To mitigate impact, the model incorporates probabilistic matching algorithms designed to handle partial or noisy inputs, although this does not fully compensate for systemic data gaps. Continuous monitoring pipelines evaluate incoming data quality over time, with scheduled reviews every quarter to assess shifts in data distribution and emerging quality issues.

**Contextual and Operational Considerations**

The dataset design accounts for the geographical and occupational context within which the Talent Insight Model is deployed, reflecting predominantly urban and technologically advanced labor markets consistent with the primary customer base. Functional characteristics specific to recruitment workflows, such as chronological resume format, section labeling, and job title taxonomy, were retained during data processing to ensure operational alignment.

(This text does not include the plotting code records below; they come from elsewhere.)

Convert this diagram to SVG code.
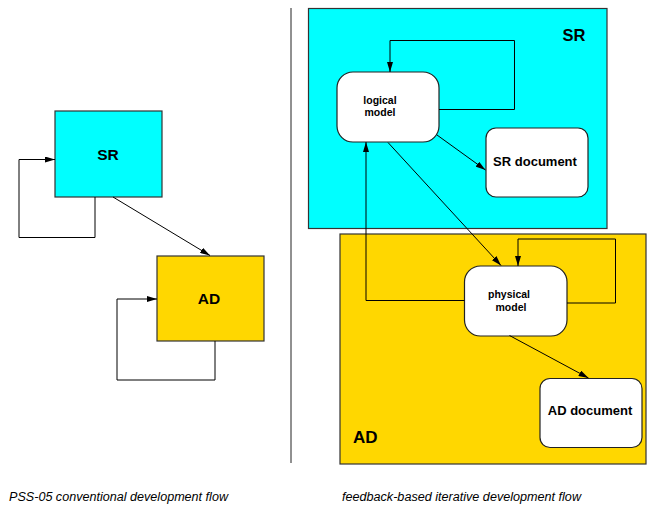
<svg xmlns="http://www.w3.org/2000/svg" width="647" height="506" viewBox="0 0 647 506">
  <defs>
    <marker id="arrow" viewBox="0 0 10 6" refX="10" refY="3" markerWidth="10" markerHeight="6" markerUnits="userSpaceOnUse" orient="auto">
      <path d="M0,0 L10,3 L0,6 Z" fill="#000"/>
    </marker>
    <style>
      .sr { fill: #00ffff; stroke: #333; stroke-width: 1.2; }
      .ad { fill: #ffd700; stroke: #333; stroke-width: 1.2; }
      .doc { fill: #fff; stroke: #222; stroke-width: 1.2; }
      .edge { fill: none; stroke: #000; stroke-width: 1; }
      .lbl { font-family: "Liberation Sans", Arial, sans-serif; font-weight: bold; fill: #000; }
      .cap { font-family: "Liberation Sans", Arial, sans-serif; font-style: italic; font-size: 12.5px; fill: #000; }
    </style>
  </defs>
  <rect width="647" height="506" fill="#fff"/>

  <!-- left: conventional flow -->
  <g id="sr-phase">
    <rect class="sr" x="55" y="111" width="107" height="86"/>
    <text class="lbl" x="108" y="159.5" font-size="15.5" text-anchor="middle">SR</text>
  </g>
  <g id="ad-phase">
    <rect class="ad" x="157" y="256" width="107" height="85"/>
    <text class="lbl" x="209" y="304" font-size="15.5" text-anchor="middle">AD</text>
  </g>

  <!-- divider -->
  <line x1="291" y1="8" x2="291" y2="463" stroke="#222" stroke-width="1"/>

  <!-- right: iterative flow, phase containers -->
  <g id="sr-area">
    <rect class="sr" x="308.5" y="8.5" width="298.5" height="220"/>
    <text class="lbl" x="574" y="41" font-size="16.5" text-anchor="middle">SR</text>
  </g>
  <g id="ad-area">
    <rect class="ad" x="340" y="234" width="306" height="230"/>
    <text class="lbl" x="353" y="443" font-size="17">AD</text>
  </g>

  <g id="logical-model">
    <rect class="doc" x="337" y="72" width="102" height="70" rx="16" ry="16"/>
    <text class="lbl" x="380" y="104" font-size="10.5" text-anchor="middle">logical</text>
    <text class="lbl" x="380" y="116" font-size="10.5" text-anchor="middle">model</text>
  </g>
  <g id="sr-document">
    <rect class="doc" x="486" y="128" width="102" height="69" rx="10" ry="10"/>
    <text class="lbl" x="535" y="166" font-size="13" text-anchor="middle">SR document</text>
  </g>
  <g id="physical-model">
    <rect class="doc" x="464.5" y="266" width="102.5" height="70" rx="16" ry="16"/>
    <text class="lbl" x="509" y="298" font-size="10.5" text-anchor="middle">physical</text>
    <text class="lbl" x="511" y="311" font-size="10.5" text-anchor="middle">model</text>
  </g>
  <g id="ad-document">
    <rect class="doc" x="540" y="378.5" width="102" height="69" rx="10" ry="10"/>
    <text class="lbl" x="590" y="415" font-size="13" text-anchor="middle">AD document</text>
  </g>

  <g id="connectors">
    <!-- conventional flow -->
    <polyline class="edge" points="95,197 95,237.5 19,237.5 19,159.5 55,159.5" marker-end="url(#arrow)"/>
    <line class="edge" x1="113" y1="197" x2="210" y2="255.5" marker-end="url(#arrow)"/>
    <polyline class="edge" points="215,341 215,380 117,380 117,299 157,299" marker-end="url(#arrow)"/>

    <!-- iterative flow -->
    <polyline class="edge" points="439,109.5 514.5,109.5 514.5,40.5 390,40.5 390,72" marker-end="url(#arrow)"/>
    <line class="edge" x1="437" y1="135" x2="485.5" y2="170" marker-end="url(#arrow)"/>
    <line class="edge" x1="388" y1="142.5" x2="501" y2="265.5" marker-end="url(#arrow)"/>
    <polyline class="edge" points="464.5,300.5 366,300.5 366,142" marker-end="url(#arrow)"/>
    <polyline class="edge" points="567,303 615.5,303 615.5,239 518,239 518,266" marker-end="url(#arrow)"/>
    <line class="edge" x1="509.5" y1="335.5" x2="588.5" y2="378" marker-end="url(#arrow)"/>
  </g>

  <text class="cap" x="9" y="501" textLength="219" lengthAdjust="spacingAndGlyphs">PSS-05 conventional development flow</text>
  <text class="cap" x="342" y="501" textLength="239" lengthAdjust="spacingAndGlyphs">feedback-based iterative development flow</text>
</svg>
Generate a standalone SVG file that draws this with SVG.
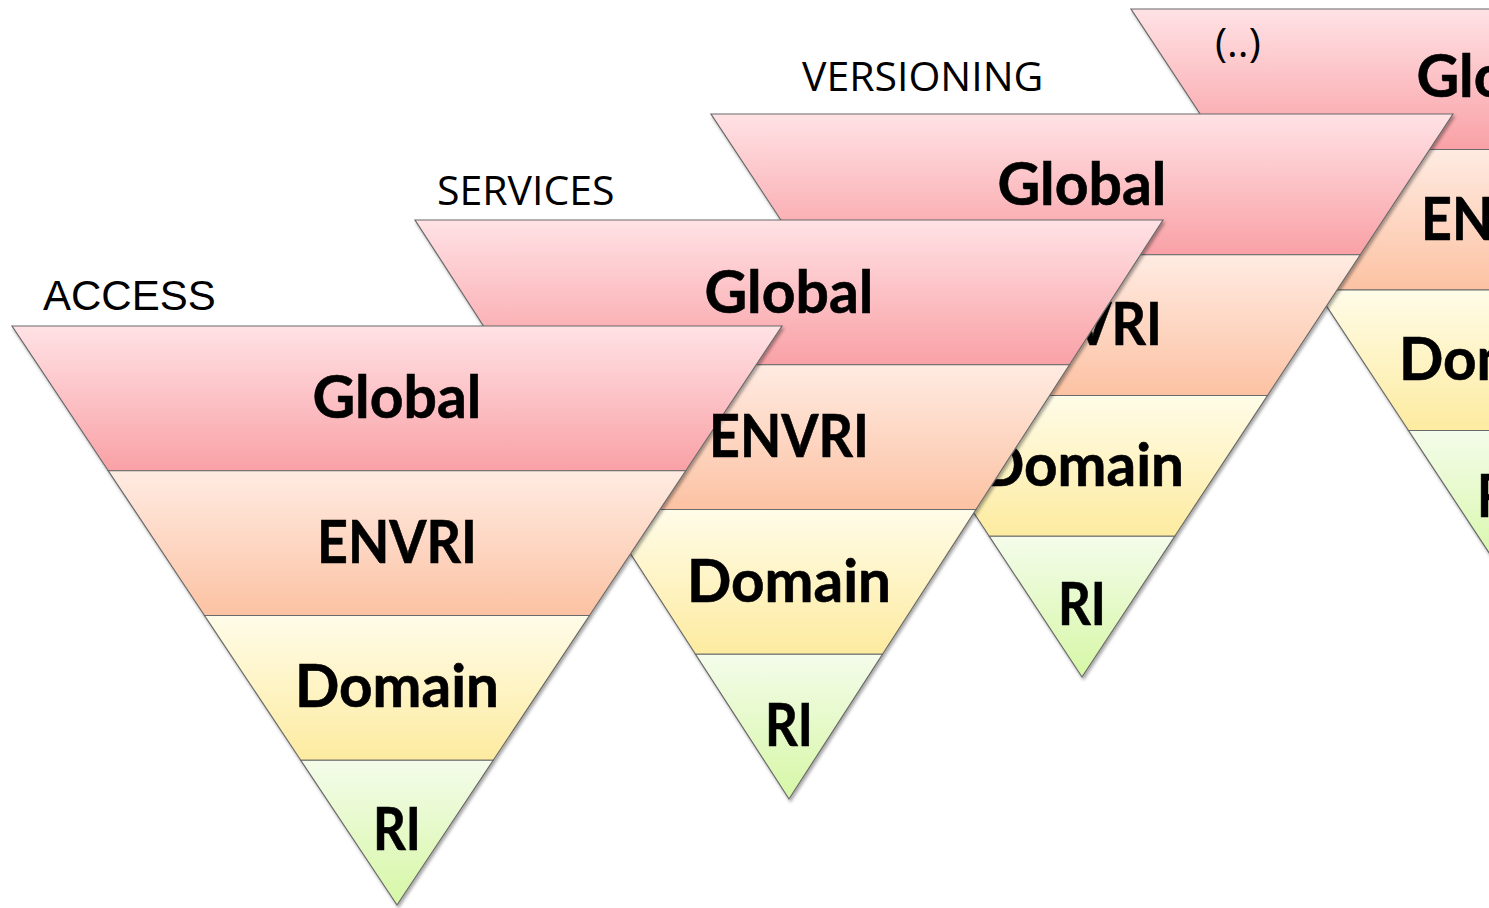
<svg xmlns="http://www.w3.org/2000/svg" width="1489" height="908" viewBox="0 0 1489 908">
<defs>
<linearGradient id="gGlobal" x1="0" y1="0" x2="0" y2="1">
<stop offset="0" stop-color="#FFE2E5"/><stop offset="1" stop-color="#F9A1A6"/>
</linearGradient>
<linearGradient id="gEnvri" x1="0" y1="0" x2="0" y2="1">
<stop offset="0" stop-color="#FFEBE2"/><stop offset="1" stop-color="#FCC2A3"/>
</linearGradient>
<linearGradient id="gDomain" x1="0" y1="0" x2="0" y2="1">
<stop offset="0" stop-color="#FFFCE8"/><stop offset="1" stop-color="#FDEBA0"/>
</linearGradient>
<linearGradient id="gRi" x1="0" y1="0" x2="0" y2="1">
<stop offset="0" stop-color="#F4FCEA"/><stop offset="1" stop-color="#D6F7A6"/>
</linearGradient>
<filter id="shadow" x="-10%" y="-10%" width="120%" height="120%">
<feDropShadow dx="1.5" dy="2.5" stdDeviation="1.8" flood-color="#000" flood-opacity="0.35"/>
</filter>
</defs>
<style>
.band{stroke:#6a6a6a;stroke-width:1.2;stroke-linejoin:miter}
.gl{fill:url(#gGlobal)}
.en{fill:url(#gEnvri)}
.do{fill:url(#gDomain)}
.ri{fill:url(#gRi)}
.lbl{font-family:Lato,"Open Sans","Liberation Sans",sans-serif;font-weight:bold;font-size:59px;fill:#000;text-anchor:middle;stroke:#000;stroke-width:0.6}
.ttl{font-family:"Open Sans","Liberation Sans",sans-serif;font-size:41px;fill:#000}
.ttlA{font-family:"Liberation Sans",Arial,sans-serif;font-size:42px;fill:#000}
</style>
<rect width="1489" height="908" fill="#fff"/>

<!-- Fourth triangle (..) -->
<g id="tri-more">
<g filter="url(#shadow)">
<polygon class="band gl" points="1131,9 1871,9 1778.5,149.5 1223.5,149.5"/>
<polygon class="band en" points="1223.5,149.5 1778.5,149.5 1686,290 1316,290"/>
<polygon class="band do" points="1316,290 1686,290 1593.5,430.5 1408.5,430.5"/>
<polygon class="band ri" points="1408.5,430.5 1593.5,430.5 1501,571"/>
</g>
<text class="ttl" x="1215" y="57">(..)</text>
<text class="lbl" x="1501" y="97" textLength="169" lengthAdjust="spacingAndGlyphs">Global</text>
<text class="lbl" x="1501" y="240" textLength="160" lengthAdjust="spacingAndGlyphs">ENVRI</text>
<text class="lbl" x="1501" y="380" textLength="204" lengthAdjust="spacingAndGlyphs">Domain</text>
<text class="lbl" x="1501" y="517" textLength="48" lengthAdjust="spacingAndGlyphs">RI</text>
</g>

<!-- VERSIONING -->
<text id="title-versioning" class="ttl" x="802" y="91">VERSIONING</text>
<g id="tri-versioning">
<g filter="url(#shadow)">
<polygon class="band gl" points="711,114 1453,114 1360.25,254.75 803.75,254.75"/>
<polygon class="band en" points="803.75,254.75 1360.25,254.75 1267.5,395.5 896.5,395.5"/>
<polygon class="band do" points="896.5,395.5 1267.5,395.5 1174.75,536.25 989.25,536.25"/>
<polygon class="band ri" points="989.25,536.25 1174.75,536.25 1082,677"/>
</g>
<text class="lbl" x="1082" y="205" textLength="169" lengthAdjust="spacingAndGlyphs">Global</text>
<text class="lbl" x="1082" y="345" textLength="160" lengthAdjust="spacingAndGlyphs">ENVRI</text>
<text class="lbl" x="1082" y="486" textLength="204" lengthAdjust="spacingAndGlyphs">Domain</text>
<text class="lbl" x="1082" y="625" textLength="48" lengthAdjust="spacingAndGlyphs">RI</text>
</g>

<!-- SERVICES shapes -->
<text id="title-services" class="ttl" x="437" y="205">SERVICES</text>
<g id="tri-services">
<g filter="url(#shadow)">
<polygon class="band gl" points="415,220 1163,220 1069.5,364.75 508.5,364.75"/>
<polygon class="band en" points="508.5,364.75 1069.5,364.75 976,509.5 602,509.5"/>
<polygon class="band do" points="602,509.5 976,509.5 882.5,654.25 695.5,654.25"/>
<polygon class="band ri" points="695.5,654.25 882.5,654.25 789,799"/>
</g>
</g>

<!-- ACCESS shapes -->
<text id="title-access" class="ttlA" x="43" y="310">ACCESS</text>
<g id="tri-access">
<g filter="url(#shadow)">
<polygon class="band gl" points="12,326 782,326 685.75,470.75 108.25,470.75"/>
<polygon class="band en" points="108.25,470.75 685.75,470.75 589.5,615.5 204.5,615.5"/>
<polygon class="band do" points="204.5,615.5 589.5,615.5 493.25,760.25 300.75,760.25"/>
<polygon class="band ri" points="300.75,760.25 493.25,760.25 397,905"/>
</g>
</g>

<!-- labels of SERVICES and ACCESS (drawn on top) -->
<g id="labels-services">
<text class="lbl" x="789" y="313" textLength="169" lengthAdjust="spacingAndGlyphs">Global</text>
<text class="lbl" x="789" y="457" textLength="160" lengthAdjust="spacingAndGlyphs">ENVRI</text>
<text class="lbl" x="789" y="602" textLength="204" lengthAdjust="spacingAndGlyphs">Domain</text>
<text class="lbl" x="789" y="746" textLength="48" lengthAdjust="spacingAndGlyphs">RI</text>
</g>
<g id="labels-access">
<text class="lbl" x="397" y="418" textLength="169" lengthAdjust="spacingAndGlyphs">Global</text>
<text class="lbl" x="397" y="563" textLength="160" lengthAdjust="spacingAndGlyphs">ENVRI</text>
<text class="lbl" x="397" y="707" textLength="204" lengthAdjust="spacingAndGlyphs">Domain</text>
<text class="lbl" x="397" y="850" textLength="48" lengthAdjust="spacingAndGlyphs">RI</text>
</g>
<g id="connectors"/>
</svg>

Notwithstanding efforts to include diverse job sectors, the dataset excludes less digitized markets and small-scale local recruitment databases due to data access and privacy constraints. This limitation is recognized in the provider’s risk management documentation and guides the articulated intended use statements advising deployers to consider population coverage.

Documented procedures mandate that retraining or fine-tuning activities incorporate validation steps focusing on subgroup performance and data completeness. However, no automatic corrective feedback loops are integrated to adjust for detected data imbalances or parsing errors post-deployment.

---

This documentation details the provider’s data-related design choices, preparation processes, assumptions, bias assessments, and quality management practices underpinning the Talent Insight Model training lifecycle. The outlined profiles and limitations serve as an evidentiary basis for evaluation under Article 10’s data quality and governance requirements.